Oral Presentation Australian Diabetes Society and the Australian Diabetes Educators Association Annual Scientific Meeting 2014


Kay Wilhelm 1 2 3 , Jaya Reddy 2 3 , Joanna Crawford 1 3 , Liesbeth Geerligs 1 , Lisa Robins 1 2 , Lesley Campbell 4 , Judy Proudfoot 5
  1. Faces in the Street: Urban Mental Health Research Institute, St Vincent's Hospital, Darlinghurst, NSW, Australia
  2. Consultation-Liaison Psychiatry, St Vincent's Hospital, Sydney, NSW, Australia
  3. School of Psychiatry, University of New South Wales, Sydney, NSW, Australia
  4. Diabetes Services, St Vincent's Hospital, Sydney, NSW, Australia
  5. Black Dog Institute, Sydney, NSW, Australia

Background: There is increasing recognition of the importance of addressing clinical depression in patients with Type 1 or Type 2 diabetes. Depression in people with Type 1 or Type 2 diabetes has been associated with increased blood glucose levels, risks of complications and mortality and poorer self-management of diabetes and quality of life (1).  However, few studies have examined the impact of mild (‘subthreshold’) depression in patients with diabetes.

Aims: This observational study aimed to compare three groups of adults with Type 1 or Type 2 diabetes –  those with i) no symptoms of depression, ii) mild symptoms of depression and iii) moderate-to-severe symptoms of depression – on a range of variables. Specifically, we aimed to compare the three groups on diabetes-related distress, anxiety and somatic symptoms, quality of life and HbA1c.

Method: 244 adults attending two hospital diabetes services in 2007-8 completed self-report measures assessing severity of depression, anxiety, and somatic symptoms (Patient Health Questionnaire), diabetes-related distress (Problem Areas in Diabetes) and quality of life (SF12). Clinical interviews with a psychiatrist examined past and current mental health. HbA1c levels on the day of recruitment were recorded from case notes. Participants were divided into three groups based on the severity of their depression scores on the PHQ-9 self-report measure.

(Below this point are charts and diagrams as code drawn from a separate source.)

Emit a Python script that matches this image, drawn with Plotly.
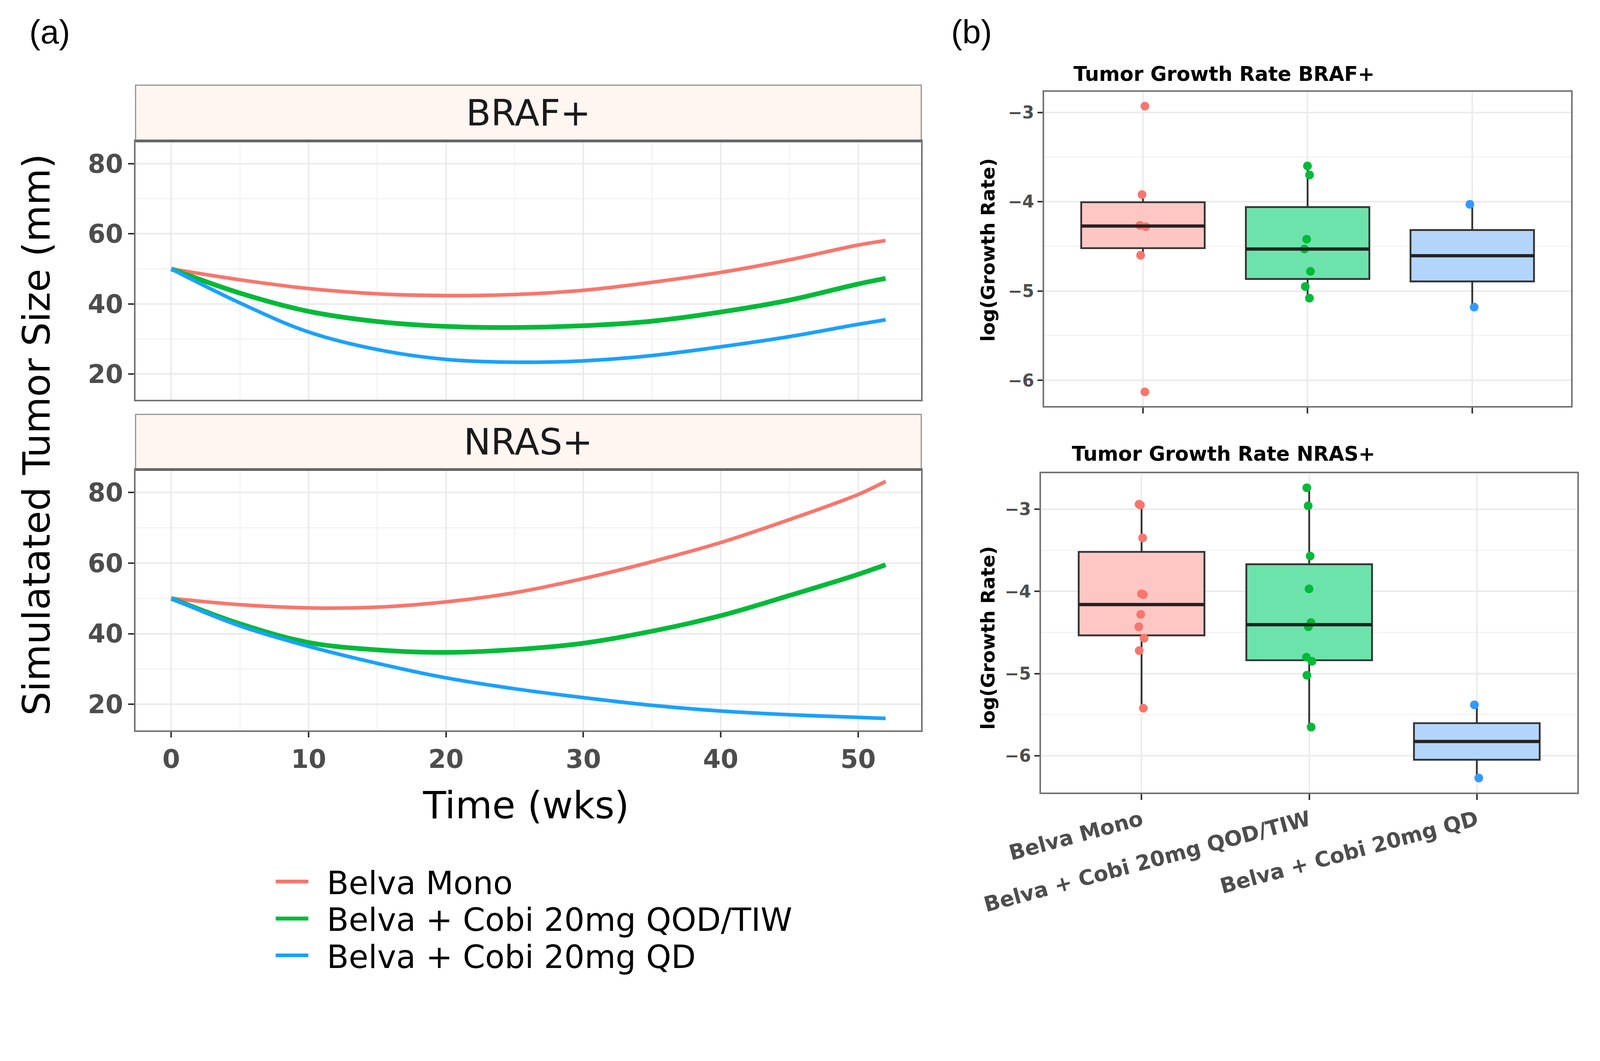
import numpy as np
import plotly.graph_objects as go

# ---- panel (a): simulated tumor size ----
time_wks = [0, 5, 10, 15, 20, 25, 30, 35, 40, 45, 50, 52]
braf_mono = [50, 46.9, 44.4, 42.9, 42.4, 42.7, 43.9, 46.2, 49.0, 52.6, 56.8, 58.1]
braf_qod = [50, 43.1, 37.9, 35.0, 33.6, 33.3, 33.8, 35.1, 37.7, 41.1, 45.7, 47.3]
braf_qd = [50, 40.3, 32.0, 27.0, 24.2, 23.4, 23.8, 25.3, 27.8, 30.7, 34.2, 35.5]
nras_mono = [50, 48.2, 47.3, 47.5, 49.0, 51.6, 55.6, 60.4, 65.8, 72.3, 79.4, 83.1]
nras_qod = [50, 42.8, 37.5, 35.4, 34.7, 35.5, 37.3, 40.7, 45.1, 50.8, 56.8, 59.5]
nras_qd = [50, 42.2, 36.4, 31.6, 27.5, 24.4, 21.9, 19.7, 18.1, 17.05, 16.3, 16.0]

# ---- panel (b): log growth rates per patient ----
arms = ["Belva Mono", "Belva + Cobi 20mg QOD/TIW", "Belva + Cobi 20mg QD"]
braf_mono_pts = [-2.93, -3.92, -4.265, -4.28, -4.60, -6.13]
braf_qod_pts = [-3.60, -3.70, -4.42, -4.53, -4.78, -4.95, -5.08]
braf_qd_pts = [-4.03, -5.18]
nras_mono_pts = [-2.94, -2.95, -3.35, -4.03, -4.04, -4.28, -4.43, -4.57, -4.72, -5.42]
nras_qod_pts = [-2.74, -2.96, -3.57, -3.97, -4.38, -4.43, -4.80, -4.85, -5.02, -5.65]
nras_qd_pts = [-5.38, -6.27]

line_colors = ["#F8766D", "#00BA38", "#1AA1FF"]
point_colors = ["#F8766D", "#00BA38", "#3399FF"]
fill_colors = ["#FFC7C4", "#6DE3AC", "#B4D5FB"]

# the page viewport comes out a bit smaller than the nominal window, so size to it
K = 0.929
W, H = round(4386 * K), round(2715 * K)


def px(v):
    return v * K


FONT = "DejaVu Sans"
GRAY = "#4D4D4D"
GRID = "#EBEBEB"
GRID_MINOR = "#F3F3F3"
BORDER = "#737373"

line_widths = [px(10), px(13), px(10)]
legend_ids = ["legend", "legend2", "legend3"]

fig = go.Figure()

# left panels
for xa, ya, series, show in [("x", "y", [braf_mono, braf_qod, braf_qd], True),
                             ("x2", "y2", [nras_mono, nras_qod, nras_qd], False)]:
    for name, vals, col, lw, lg in zip(arms, series, line_colors, line_widths, legend_ids):
        fig.add_trace(go.Scatter(
            x=time_wks, y=vals, mode="lines", name="\u00a0\u2009" + name,
            line=dict(color=col, width=lw, shape="spline", smoothing=1.0),
            xaxis=xa, yaxis=ya, showlegend=show, legend=lg,
        ))


def box_stats(pts):
    a = np.sort(np.asarray(pts, dtype=float))
    q1, med, q3 = np.percentile(a, [25, 50, 75])
    iqr = q3 - q1
    lo = a[a >= q1 - 1.5 * iqr].min()
    hi = a[a <= q3 + 1.5 * iqr].max()
    return q1, med, q3, lo, hi


shapes = []
for xa, ya, groups in [("x3", "y3", [braf_mono_pts, braf_qod_pts, braf_qd_pts]),
                       ("x4", "y4", [nras_mono_pts, nras_qod_pts, nras_qd_pts])]:
    for i, (arm, pts) in enumerate(zip(arms, groups)):
        q1, med, q3, lo, hi = box_stats(pts)
        fig.add_trace(go.Box(
            x=[arm], q1=[q1], median=[med], q3=[q3], lowerfence=[lo], upperfence=[hi],
            boxpoints=False, width=0.75, whiskerwidth=0,
            fillcolor=fill_colors[i], line=dict(color="#333333", width=px(5)),
            xaxis=xa, yaxis=ya, showlegend=False, hoverinfo="skip",
        ))
        # thicker median bar like ggplot
        shapes.append(dict(type="line", xref=xa, yref=ya, x0=i - 0.375, x1=i + 0.375,
                           y0=med, y1=med, line=dict(color="#222222", width=px(9)), layer="above"))
    for i, (arm, pts) in enumerate(zip(arms, groups)):
        fig.add_trace(go.Box(
            x=[arm] * len(pts), y=pts, boxpoints="all", jitter=0.06, pointpos=0,
            width=0.75, fillcolor="rgba(0,0,0,0)", line=dict(width=0),
            marker=dict(color=point_colors[i], size=px(24)),
            xaxis=xa, yaxis=ya, showlegend=False, hoverinfo="y",
        ))


def padded(vals, frac=0.05):
    lo, hi = min(vals), max(vals)
    pad = (hi - lo) * frac
    return [lo - pad, hi + pad]


left_range = padded(braf_mono + braf_qod + braf_qd + nras_mono + nras_qod + nras_qd)
braf_range = padded(braf_mono_pts + braf_qod_pts + braf_qd_pts)
nras_range = padded(nras_mono_pts + nras_qod_pts + nras_qd_pts)

tick_font = dict(family=FONT, size=px(70), color=GRAY, weight="bold")
small_tick_font = dict(family=FONT, size=px(47), color=GRAY, weight="bold")

common = dict(showline=True, mirror=True, linecolor=BORDER, linewidth=px(4),
              showgrid=True, gridcolor=GRID, gridwidth=px(4), zeroline=False,
              tickcolor="#333333", tickwidth=px(4), ticklen=px(16), automargin=False)

left_x = dict(common, range=[-2.6, 54.6], dtick=10, tick0=0,
              minor=dict(dtick=5, showgrid=True, gridcolor=GRID_MINOR, gridwidth=px(3)),
              tickfont=tick_font)
left_y = dict(common, range=left_range, dtick=20, tick0=0, ticks="outside",
              minor=dict(dtick=10, showgrid=True, gridcolor=GRID_MINOR, gridwidth=px(3)),
              tickfont=tick_font)
right_x = dict(common, type="category", categoryorder="array", categoryarray=arms,
               range=[-0.6, 2.6], ticks="outside",
               tickfont=dict(family=FONT, size=px(58), color=GRAY, weight="bold"))
right_y = dict(common, dtick=1, tick0=0, ticks="outside", ticklen=px(14),
               minor=dict(dtick=0.5, showgrid=True, gridcolor=GRID_MINOR, gridwidth=px(3)),
               tickfont=small_tick_font)

L0, L1 = 0.0832, 0.5768
P1 = [0.5974, 0.860]
S1 = [0.860, 0.9168]
P2 = [0.2622, 0.5267]
S2 = [0.5267, 0.5827]

legend_style = dict(x=0.170, xanchor="left", yanchor="middle",
                    font=dict(family=FONT, size=px(88), color="black"),
                    itemwidth=px(90), bgcolor="rgba(0,0,0,0)")

fig.update_layout(
    width=W, height=H,
    margin=dict(l=0, r=0, t=0, b=0, autoexpand=False),
    paper_bgcolor="white", plot_bgcolor="white",
    font=dict(family=FONT, color="black"),
    xaxis=dict(left_x, domain=[L0, L1], anchor="y", showticklabels=False, ticks=""),
    yaxis=dict(left_y, domain=P1, anchor="x"),
    xaxis2=dict(left_x, domain=[L0, L1], anchor="y2", ticks="outside"),
    yaxis2=dict(left_y, domain=P2, anchor="x2"),
    xaxis3=dict(right_x, domain=[0.654, 0.985], anchor="y3", showticklabels=False),
    yaxis3=dict(right_y, domain=[0.591, 0.910], anchor="x3", range=braf_range),
    xaxis4=dict(right_x, domain=[0.652, 0.989], anchor="y4", tickangle=-15),
    yaxis4=dict(right_y, domain=[0.199, 0.523], anchor="x4", range=nras_range),
    boxmode="overlay",
    legend=dict(legend_style, y=0.1086),
    legend2=dict(legend_style, y=0.0710),
    legend3=dict(legend_style, y=0.0337),
)

# facet strips
for (y0, y1), label in [(S1, "BRAF+"), (S2, "NRAS+")]:
    shapes.append(dict(type="rect", xref="paper", yref="paper", x0=L0, x1=L1, y0=y0, y1=y1,
                       fillcolor="#FFF5F1", line=dict(color="#8C8C8C", width=px(3)), layer="below"))
    shapes.append(dict(type="line", xref="paper", yref="paper", x0=L0, x1=L1, y0=y0, y1=y0,
                       line=dict(color="#666666", width=px(7))))
    fig.add_annotation(text=label, xref="paper", yref="paper", x=(L0 + L1) / 2, y=(y0 + y1) / 2,
                       xanchor="center", yanchor="middle", showarrow=False,
                       font=dict(family=FONT, size=px(100), color="#1A1A1A"))

fig.update_layout(shapes=shapes)

ann = [
    dict(text="(a)", x=0.016, y=0.971, xanchor="left", font=dict(family="Liberation Sans", size=px(92))),
    dict(text="(b)", x=0.595, y=0.971, xanchor="left", font=dict(family="Liberation Sans", size=px(92))),
    dict(text="Simulatated Tumor Size (mm)", x=0.021, y=0.562, textangle=-90,
         font=dict(family=FONT, size=px(104))),
    dict(text="Time (wks)", x=0.3284, y=0.186, font=dict(family=FONT, size=px(104))),
    dict(text="Tumor Growth Rate BRAF+", x=0.672, y=0.928, xanchor="left",
         font=dict(family=FONT, size=px(55), weight="bold")),
    dict(text="Tumor Growth Rate NRAS+", x=0.671, y=0.5425, xanchor="left",
         font=dict(family=FONT, size=px(55), weight="bold")),
    dict(text="log(Growth Rate)", x=0.6186, y=0.7496, textangle=-90,
         font=dict(family=FONT, size=px(52), weight="bold")),
    dict(text="log(Growth Rate)", x=0.6186, y=0.356, textangle=-90,
         font=dict(family=FONT, size=px(52), weight="bold")),
]
for a in ann:
    a.setdefault("xanchor", "center")
    fig.add_annotation(xref="paper", yref="paper", showarrow=False, yanchor="middle", **a)

fig.write_html("out.html")
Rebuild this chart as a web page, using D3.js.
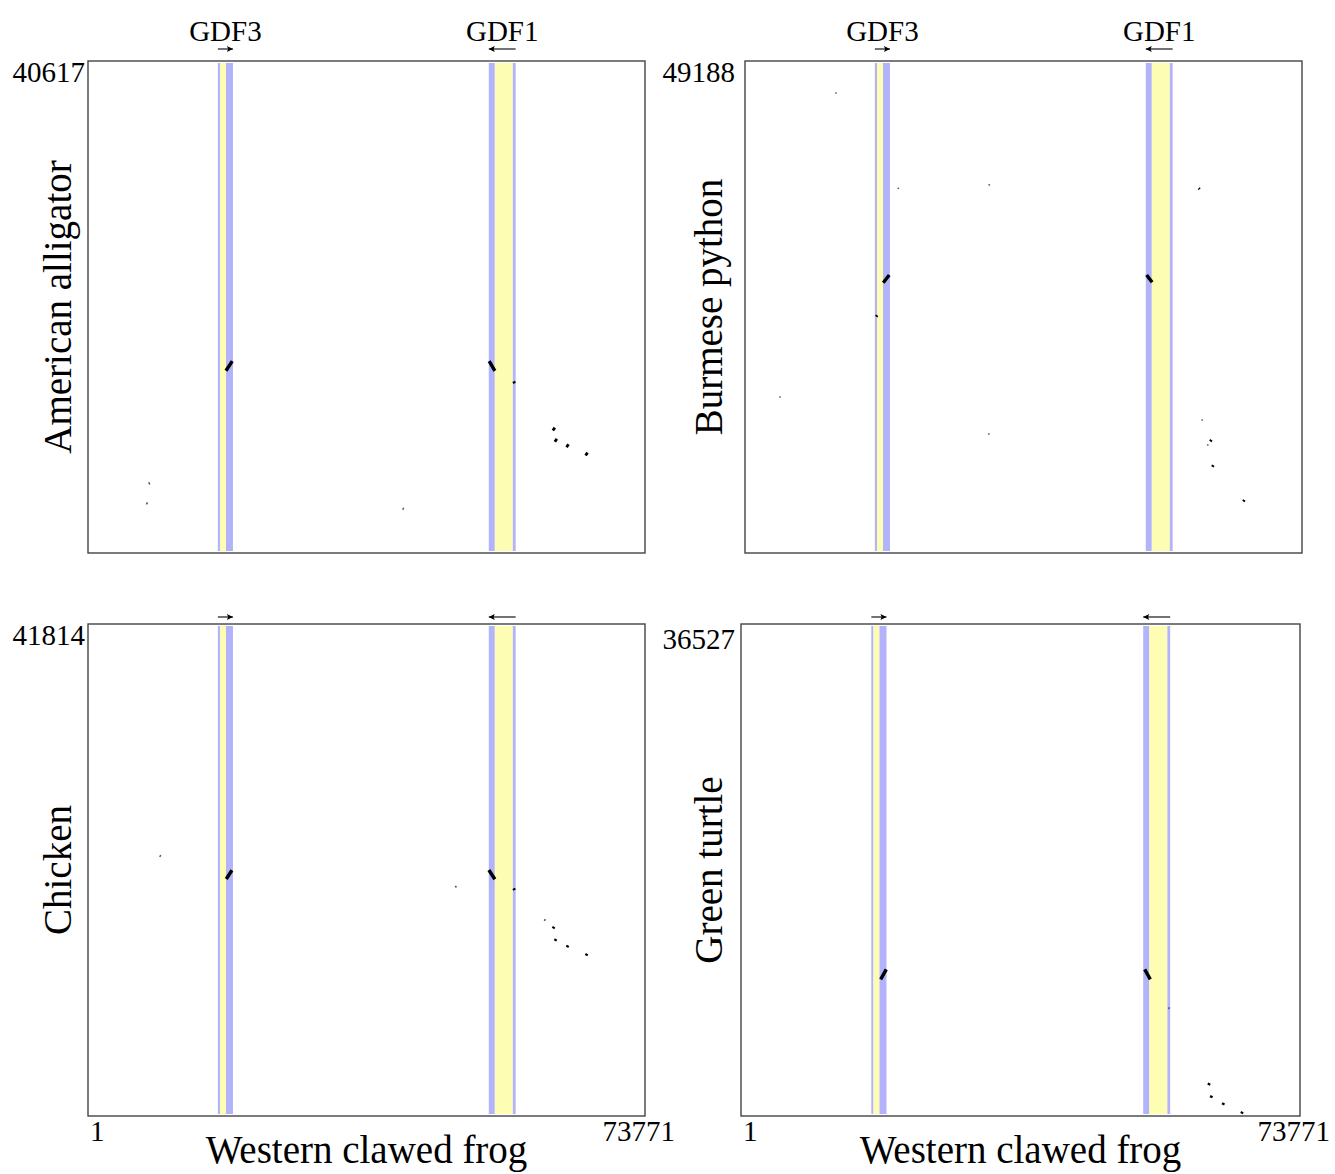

Results: Compared to those with no symptoms of depression, participants with mild depression had significantly higher levels of diabetes-related distress, anxiety, somatic symptoms and mental-health related quality of life. The ‘moderate-severe depression’ group scored the most severely on each of these measures. The three groups did not differ significantly on HbA1c.

Conclusion:  Even mild depression in patients with Type 1 or Type 2 diabetes is associated with higher levels of diabetes-related distress and anxiety and lower quality of life.  Screening for mild depression, well as clinical depression, may be helpful in diabetes services.